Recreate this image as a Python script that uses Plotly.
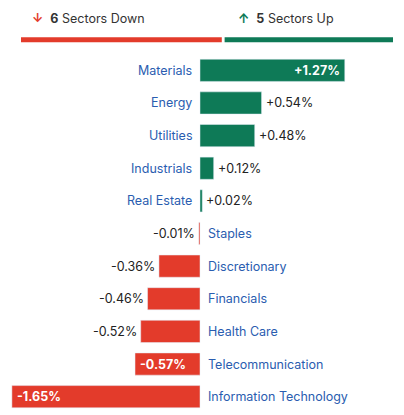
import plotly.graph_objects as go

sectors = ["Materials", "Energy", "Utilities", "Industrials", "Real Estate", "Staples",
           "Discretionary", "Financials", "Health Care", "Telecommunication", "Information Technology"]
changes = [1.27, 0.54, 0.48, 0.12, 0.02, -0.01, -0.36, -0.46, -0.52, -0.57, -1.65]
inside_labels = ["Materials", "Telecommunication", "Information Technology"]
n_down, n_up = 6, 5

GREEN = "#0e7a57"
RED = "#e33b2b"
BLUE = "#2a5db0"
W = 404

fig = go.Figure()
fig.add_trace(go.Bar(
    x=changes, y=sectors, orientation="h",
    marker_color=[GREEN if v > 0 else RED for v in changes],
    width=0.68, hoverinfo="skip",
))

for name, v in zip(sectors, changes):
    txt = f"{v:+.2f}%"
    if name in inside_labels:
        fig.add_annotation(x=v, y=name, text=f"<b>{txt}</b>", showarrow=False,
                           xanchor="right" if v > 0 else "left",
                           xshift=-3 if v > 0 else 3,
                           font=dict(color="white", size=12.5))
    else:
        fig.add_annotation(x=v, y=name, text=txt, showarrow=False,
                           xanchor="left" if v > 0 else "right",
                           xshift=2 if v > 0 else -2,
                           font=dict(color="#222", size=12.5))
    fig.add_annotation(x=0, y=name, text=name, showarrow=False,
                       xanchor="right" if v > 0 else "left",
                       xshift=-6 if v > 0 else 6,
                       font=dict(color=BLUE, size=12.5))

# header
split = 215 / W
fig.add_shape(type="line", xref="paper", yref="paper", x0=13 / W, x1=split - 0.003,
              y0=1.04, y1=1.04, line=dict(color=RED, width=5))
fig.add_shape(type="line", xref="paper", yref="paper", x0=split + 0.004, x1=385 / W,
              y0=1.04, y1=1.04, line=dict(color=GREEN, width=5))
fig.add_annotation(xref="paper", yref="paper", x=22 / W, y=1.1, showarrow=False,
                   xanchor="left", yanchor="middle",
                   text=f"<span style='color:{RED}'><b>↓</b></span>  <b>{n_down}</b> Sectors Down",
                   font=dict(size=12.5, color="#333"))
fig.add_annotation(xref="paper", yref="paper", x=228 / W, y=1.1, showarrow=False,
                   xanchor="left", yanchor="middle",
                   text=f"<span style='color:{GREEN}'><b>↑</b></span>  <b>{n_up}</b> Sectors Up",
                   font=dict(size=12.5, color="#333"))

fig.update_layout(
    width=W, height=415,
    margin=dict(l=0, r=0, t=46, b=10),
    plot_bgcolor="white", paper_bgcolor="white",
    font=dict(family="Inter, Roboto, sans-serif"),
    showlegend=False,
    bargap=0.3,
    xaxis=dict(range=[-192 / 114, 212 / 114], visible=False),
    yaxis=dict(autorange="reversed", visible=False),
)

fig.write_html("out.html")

▸ PROBLEM TO SOLVE
All of the data above should be transcribed verbatim, with pictures omitted.

▸ ANSWER FOR THE TASK
Recreate this image as a Python script that uses Plotly.
import plotly.graph_objects as go

sectors = ["Materials", "Energy", "Utilities", "Industrials", "Real Estate", "Staples",
           "Discretionary", "Financials", "Health Care", "Telecommunication", "Information Technology"]
changes = [1.27, 0.54, 0.48, 0.12, 0.02, -0.01, -0.36, -0.46, -0.52, -0.57, -1.65]
inside_labels = ["Materials", "Telecommunication", "Information Technology"]
n_down, n_up = 6, 5

GREEN = "#0e7a57"
RED = "#e33b2b"
BLUE = "#2a5db0"
W = 404

fig = go.Figure()
fig.add_trace(go.Bar(
    x=changes, y=sectors, orientation="h",
    marker_color=[GREEN if v > 0 else RED for v in changes],
    width=0.68, hoverinfo="skip",
))

for name, v in zip(sectors, changes):
    txt = f"{v:+.2f}%"
    if name in inside_labels:
        fig.add_annotation(x=v, y=name, text=f"<b>{txt}</b>", showarrow=False,
                           xanchor="right" if v > 0 else "left",
                           xshift=-3 if v > 0 else 3,
                           font=dict(color="white", size=12.5))
    else:
        fig.add_annotation(x=v, y=name, text=txt, showarrow=False,
                           xanchor="left" if v > 0 else "right",
                           xshift=2 if v > 0 else -2,
                           font=dict(color="#222", size=12.5))
    fig.add_annotation(x=0, y=name, text=name, showarrow=False,
                       xanchor="right" if v > 0 else "left",
                       xshift=-6 if v > 0 else 6,
                       font=dict(color=BLUE, size=12.5))

# header
split = 215 / W
fig.add_shape(type="line", xref="paper", yref="paper", x0=13 / W, x1=split - 0.003,
              y0=1.04, y1=1.04, line=dict(color=RED, width=5))
fig.add_shape(type="line", xref="paper", yref="paper", x0=split + 0.004, x1=385 / W,
              y0=1.04, y1=1.04, line=dict(color=GREEN, width=5))
fig.add_annotation(xref="paper", yref="paper", x=22 / W, y=1.1, showarrow=False,
                   xanchor="left", yanchor="middle",
                   text=f"<span style='color:{RED}'><b>↓</b></span>  <b>{n_down}</b> Sectors Down",
                   font=dict(size=12.5, color="#333"))
fig.add_annotation(xref="paper", yref="paper", x=228 / W, y=1.1, showarrow=False,
                   xanchor="left", yanchor="middle",
                   text=f"<span style='color:{GREEN}'><b>↑</b></span>  <b>{n_up}</b> Sectors Up",
                   font=dict(size=12.5, color="#333"))

fig.update_layout(
    width=W, height=415,
    margin=dict(l=0, r=0, t=46, b=10),
    plot_bgcolor="white", paper_bgcolor="white",
    font=dict(family="Inter, Roboto, sans-serif"),
    showlegend=False,
    bargap=0.3,
    xaxis=dict(range=[-192 / 114, 212 / 114], visible=False),
    yaxis=dict(autorange="reversed", visible=False),
)

fig.write_html("out.html")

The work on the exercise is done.